## SET EXERCISE:
Your task is to gather the lines below that hold the string "this".

(Records from a collection)

[START]

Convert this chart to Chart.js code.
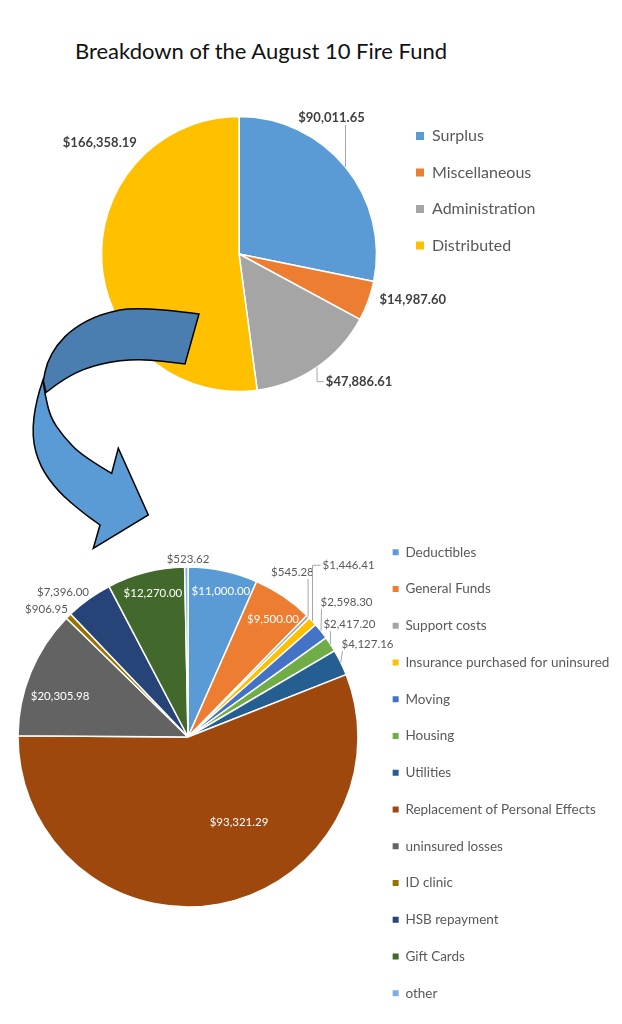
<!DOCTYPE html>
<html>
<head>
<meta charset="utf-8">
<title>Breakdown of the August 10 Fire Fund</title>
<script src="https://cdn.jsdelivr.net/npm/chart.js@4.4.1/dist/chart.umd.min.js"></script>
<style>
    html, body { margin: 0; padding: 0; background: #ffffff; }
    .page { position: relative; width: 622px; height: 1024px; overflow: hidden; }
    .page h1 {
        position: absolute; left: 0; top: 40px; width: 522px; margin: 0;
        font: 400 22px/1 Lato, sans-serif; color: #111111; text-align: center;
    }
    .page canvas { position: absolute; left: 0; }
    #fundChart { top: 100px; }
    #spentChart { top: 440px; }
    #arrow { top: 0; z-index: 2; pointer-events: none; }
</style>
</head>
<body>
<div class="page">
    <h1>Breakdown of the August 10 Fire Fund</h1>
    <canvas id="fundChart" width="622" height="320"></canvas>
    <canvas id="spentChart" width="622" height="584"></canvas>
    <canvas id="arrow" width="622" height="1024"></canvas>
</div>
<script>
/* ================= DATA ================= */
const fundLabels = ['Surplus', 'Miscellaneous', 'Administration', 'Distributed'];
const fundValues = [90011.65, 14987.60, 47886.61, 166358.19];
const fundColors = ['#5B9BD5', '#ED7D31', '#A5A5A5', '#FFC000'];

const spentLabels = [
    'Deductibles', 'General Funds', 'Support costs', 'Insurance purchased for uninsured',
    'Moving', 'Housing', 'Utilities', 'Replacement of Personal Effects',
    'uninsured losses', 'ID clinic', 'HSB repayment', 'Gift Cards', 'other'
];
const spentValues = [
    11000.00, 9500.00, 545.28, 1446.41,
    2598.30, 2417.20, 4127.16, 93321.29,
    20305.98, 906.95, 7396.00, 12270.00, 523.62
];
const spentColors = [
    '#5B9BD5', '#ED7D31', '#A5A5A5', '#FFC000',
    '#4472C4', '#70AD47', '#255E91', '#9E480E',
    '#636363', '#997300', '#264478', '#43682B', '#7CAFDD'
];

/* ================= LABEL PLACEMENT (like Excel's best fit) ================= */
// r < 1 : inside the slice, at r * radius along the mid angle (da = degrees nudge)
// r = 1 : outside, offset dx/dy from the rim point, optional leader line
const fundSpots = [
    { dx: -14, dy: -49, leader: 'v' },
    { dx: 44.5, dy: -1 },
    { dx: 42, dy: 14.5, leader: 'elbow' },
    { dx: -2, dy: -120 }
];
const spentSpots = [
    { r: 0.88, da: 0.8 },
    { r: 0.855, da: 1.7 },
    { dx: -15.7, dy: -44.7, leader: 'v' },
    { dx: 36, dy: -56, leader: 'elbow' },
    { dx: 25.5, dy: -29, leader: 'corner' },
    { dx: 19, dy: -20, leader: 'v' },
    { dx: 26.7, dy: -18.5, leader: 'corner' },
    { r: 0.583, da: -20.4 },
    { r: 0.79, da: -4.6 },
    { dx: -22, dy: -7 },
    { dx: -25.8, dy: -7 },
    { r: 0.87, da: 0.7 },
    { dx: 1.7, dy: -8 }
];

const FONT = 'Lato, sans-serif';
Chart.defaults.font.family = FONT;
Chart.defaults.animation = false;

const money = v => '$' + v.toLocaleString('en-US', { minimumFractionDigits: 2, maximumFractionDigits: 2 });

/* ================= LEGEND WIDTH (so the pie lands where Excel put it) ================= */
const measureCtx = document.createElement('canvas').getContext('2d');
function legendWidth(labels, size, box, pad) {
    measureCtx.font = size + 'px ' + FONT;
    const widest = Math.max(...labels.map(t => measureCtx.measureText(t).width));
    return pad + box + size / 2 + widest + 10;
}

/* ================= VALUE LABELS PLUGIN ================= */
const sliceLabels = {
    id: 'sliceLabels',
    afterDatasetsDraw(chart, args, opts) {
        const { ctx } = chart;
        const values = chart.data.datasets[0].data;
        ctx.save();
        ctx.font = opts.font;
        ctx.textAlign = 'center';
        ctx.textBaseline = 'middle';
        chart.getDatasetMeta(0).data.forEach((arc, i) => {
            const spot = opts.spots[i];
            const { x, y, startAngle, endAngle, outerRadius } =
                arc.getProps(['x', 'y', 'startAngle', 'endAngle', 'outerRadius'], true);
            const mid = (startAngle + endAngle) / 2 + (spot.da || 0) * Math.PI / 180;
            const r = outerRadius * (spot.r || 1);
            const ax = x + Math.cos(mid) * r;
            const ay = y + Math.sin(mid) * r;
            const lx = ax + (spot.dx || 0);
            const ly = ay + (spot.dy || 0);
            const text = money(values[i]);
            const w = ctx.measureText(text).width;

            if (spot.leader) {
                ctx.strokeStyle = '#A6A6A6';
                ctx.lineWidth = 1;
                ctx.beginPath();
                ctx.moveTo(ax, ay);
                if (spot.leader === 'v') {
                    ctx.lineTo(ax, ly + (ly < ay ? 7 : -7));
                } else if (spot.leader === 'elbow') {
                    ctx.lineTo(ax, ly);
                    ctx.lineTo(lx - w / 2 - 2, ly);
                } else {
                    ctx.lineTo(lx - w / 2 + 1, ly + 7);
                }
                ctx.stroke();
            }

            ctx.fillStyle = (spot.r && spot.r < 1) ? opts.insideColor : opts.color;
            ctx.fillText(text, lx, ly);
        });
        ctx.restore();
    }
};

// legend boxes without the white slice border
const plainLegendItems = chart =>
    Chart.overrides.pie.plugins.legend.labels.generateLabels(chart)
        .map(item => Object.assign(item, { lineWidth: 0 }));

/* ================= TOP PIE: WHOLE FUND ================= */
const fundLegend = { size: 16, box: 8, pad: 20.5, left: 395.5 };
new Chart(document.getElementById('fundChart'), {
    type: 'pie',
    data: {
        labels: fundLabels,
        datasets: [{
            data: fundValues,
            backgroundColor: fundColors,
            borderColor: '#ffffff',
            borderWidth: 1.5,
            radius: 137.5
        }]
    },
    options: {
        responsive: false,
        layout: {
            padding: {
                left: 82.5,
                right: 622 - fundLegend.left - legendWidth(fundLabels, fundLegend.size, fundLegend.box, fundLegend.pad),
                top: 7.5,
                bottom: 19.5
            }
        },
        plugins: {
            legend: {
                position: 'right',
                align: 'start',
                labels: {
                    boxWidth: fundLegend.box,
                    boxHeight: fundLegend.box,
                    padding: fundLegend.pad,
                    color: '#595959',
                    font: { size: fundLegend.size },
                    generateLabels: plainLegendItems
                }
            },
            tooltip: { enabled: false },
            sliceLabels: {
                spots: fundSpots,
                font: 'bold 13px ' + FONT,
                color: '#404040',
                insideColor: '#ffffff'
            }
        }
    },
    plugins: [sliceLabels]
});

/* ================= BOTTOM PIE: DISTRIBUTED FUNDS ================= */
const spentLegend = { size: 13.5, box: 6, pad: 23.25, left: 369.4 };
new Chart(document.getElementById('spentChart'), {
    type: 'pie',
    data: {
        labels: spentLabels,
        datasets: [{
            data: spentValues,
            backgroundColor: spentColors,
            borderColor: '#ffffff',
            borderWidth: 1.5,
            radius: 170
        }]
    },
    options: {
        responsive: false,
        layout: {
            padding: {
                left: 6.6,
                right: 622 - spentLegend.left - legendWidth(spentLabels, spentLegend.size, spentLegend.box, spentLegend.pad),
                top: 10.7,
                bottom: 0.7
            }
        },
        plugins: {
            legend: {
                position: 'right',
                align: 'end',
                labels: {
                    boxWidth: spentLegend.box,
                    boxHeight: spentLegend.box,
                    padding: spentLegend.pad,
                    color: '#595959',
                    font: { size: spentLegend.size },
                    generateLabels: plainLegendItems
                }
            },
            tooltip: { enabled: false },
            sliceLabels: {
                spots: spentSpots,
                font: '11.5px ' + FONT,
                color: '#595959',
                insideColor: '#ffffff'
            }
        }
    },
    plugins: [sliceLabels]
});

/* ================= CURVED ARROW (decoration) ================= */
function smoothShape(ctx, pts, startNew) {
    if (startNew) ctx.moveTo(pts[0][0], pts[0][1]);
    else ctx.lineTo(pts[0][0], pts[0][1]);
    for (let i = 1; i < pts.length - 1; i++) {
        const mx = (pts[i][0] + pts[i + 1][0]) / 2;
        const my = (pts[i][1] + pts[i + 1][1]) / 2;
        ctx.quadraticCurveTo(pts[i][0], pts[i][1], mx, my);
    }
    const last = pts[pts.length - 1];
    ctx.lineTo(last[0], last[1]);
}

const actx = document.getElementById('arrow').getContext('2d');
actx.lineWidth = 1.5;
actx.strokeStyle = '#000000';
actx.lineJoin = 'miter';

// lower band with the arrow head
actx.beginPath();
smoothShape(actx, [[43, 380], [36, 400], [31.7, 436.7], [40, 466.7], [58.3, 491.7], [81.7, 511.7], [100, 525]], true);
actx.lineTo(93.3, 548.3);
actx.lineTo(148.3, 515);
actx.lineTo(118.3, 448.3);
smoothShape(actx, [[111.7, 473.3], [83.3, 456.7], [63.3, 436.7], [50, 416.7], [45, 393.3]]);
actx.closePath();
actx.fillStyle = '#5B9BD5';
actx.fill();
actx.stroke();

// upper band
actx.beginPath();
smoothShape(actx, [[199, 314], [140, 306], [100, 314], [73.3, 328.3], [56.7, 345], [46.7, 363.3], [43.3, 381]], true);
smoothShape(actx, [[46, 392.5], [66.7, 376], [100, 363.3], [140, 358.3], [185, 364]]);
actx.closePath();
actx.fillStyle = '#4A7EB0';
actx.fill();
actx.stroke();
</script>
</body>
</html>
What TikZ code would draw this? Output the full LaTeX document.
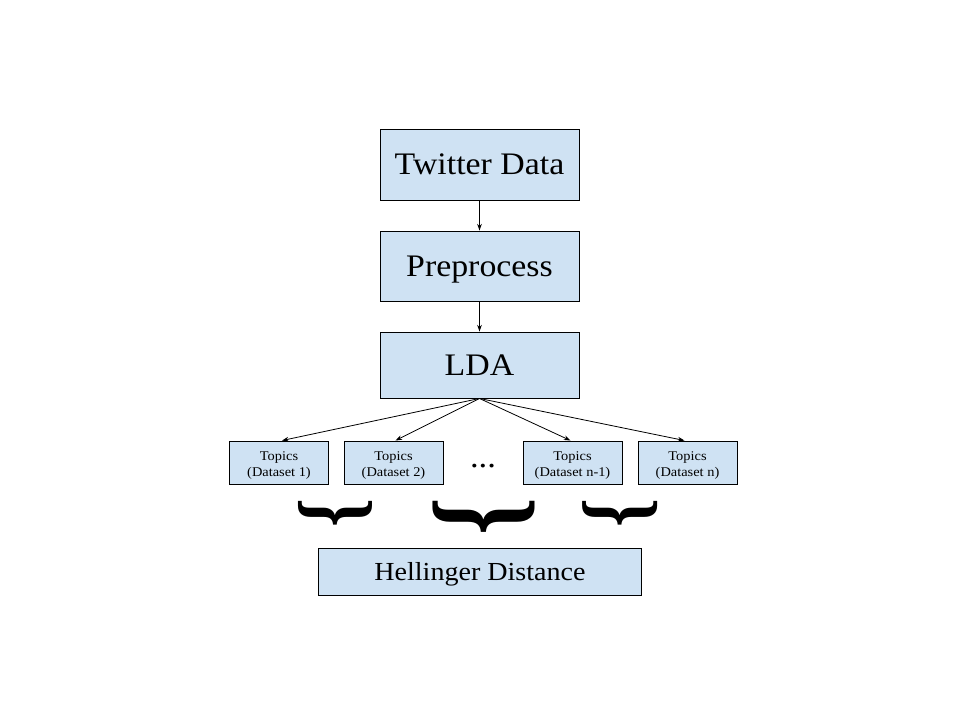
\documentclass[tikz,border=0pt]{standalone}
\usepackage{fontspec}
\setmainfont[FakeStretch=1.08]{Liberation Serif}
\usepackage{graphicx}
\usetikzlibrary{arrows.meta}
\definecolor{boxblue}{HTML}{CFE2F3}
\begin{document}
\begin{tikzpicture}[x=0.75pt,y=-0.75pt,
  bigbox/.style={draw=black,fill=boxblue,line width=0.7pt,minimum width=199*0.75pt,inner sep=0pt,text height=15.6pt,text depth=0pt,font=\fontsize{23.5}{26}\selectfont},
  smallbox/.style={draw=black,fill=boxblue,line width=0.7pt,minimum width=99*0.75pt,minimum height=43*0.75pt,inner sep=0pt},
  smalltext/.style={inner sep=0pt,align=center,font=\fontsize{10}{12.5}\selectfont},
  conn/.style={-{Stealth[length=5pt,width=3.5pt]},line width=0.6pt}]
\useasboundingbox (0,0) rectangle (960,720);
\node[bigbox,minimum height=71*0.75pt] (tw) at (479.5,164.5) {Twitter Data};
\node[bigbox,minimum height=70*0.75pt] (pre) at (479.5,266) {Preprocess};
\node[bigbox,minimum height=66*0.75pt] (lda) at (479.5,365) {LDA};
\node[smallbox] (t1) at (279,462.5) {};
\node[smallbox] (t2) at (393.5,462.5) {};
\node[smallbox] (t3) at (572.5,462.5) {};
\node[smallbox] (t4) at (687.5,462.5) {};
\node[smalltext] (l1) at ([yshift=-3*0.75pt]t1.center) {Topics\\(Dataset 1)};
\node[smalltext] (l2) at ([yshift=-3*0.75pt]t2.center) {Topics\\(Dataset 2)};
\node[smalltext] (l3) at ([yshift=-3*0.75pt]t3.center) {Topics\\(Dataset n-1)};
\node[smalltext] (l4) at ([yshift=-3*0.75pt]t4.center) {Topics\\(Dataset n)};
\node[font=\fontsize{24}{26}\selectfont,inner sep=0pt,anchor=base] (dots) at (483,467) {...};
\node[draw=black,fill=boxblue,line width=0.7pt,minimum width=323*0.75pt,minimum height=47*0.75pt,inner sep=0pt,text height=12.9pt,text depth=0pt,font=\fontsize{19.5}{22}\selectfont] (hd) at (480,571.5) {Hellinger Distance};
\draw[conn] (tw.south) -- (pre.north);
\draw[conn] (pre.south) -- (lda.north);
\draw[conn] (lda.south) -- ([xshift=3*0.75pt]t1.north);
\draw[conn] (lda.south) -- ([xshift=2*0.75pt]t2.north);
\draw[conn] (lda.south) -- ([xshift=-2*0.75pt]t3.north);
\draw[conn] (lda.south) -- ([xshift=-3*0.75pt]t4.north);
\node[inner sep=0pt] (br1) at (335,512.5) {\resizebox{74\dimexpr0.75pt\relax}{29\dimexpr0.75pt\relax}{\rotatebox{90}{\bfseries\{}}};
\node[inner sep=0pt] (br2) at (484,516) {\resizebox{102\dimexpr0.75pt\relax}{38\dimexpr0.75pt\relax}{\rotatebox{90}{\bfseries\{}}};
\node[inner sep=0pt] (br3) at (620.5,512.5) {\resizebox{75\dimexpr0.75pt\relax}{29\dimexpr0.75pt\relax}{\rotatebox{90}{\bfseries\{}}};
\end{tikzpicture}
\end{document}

[END]

## THE OUTPUT:
Convert this chart to Chart.js code.
What TikZ code would draw this? Output the full LaTeX document.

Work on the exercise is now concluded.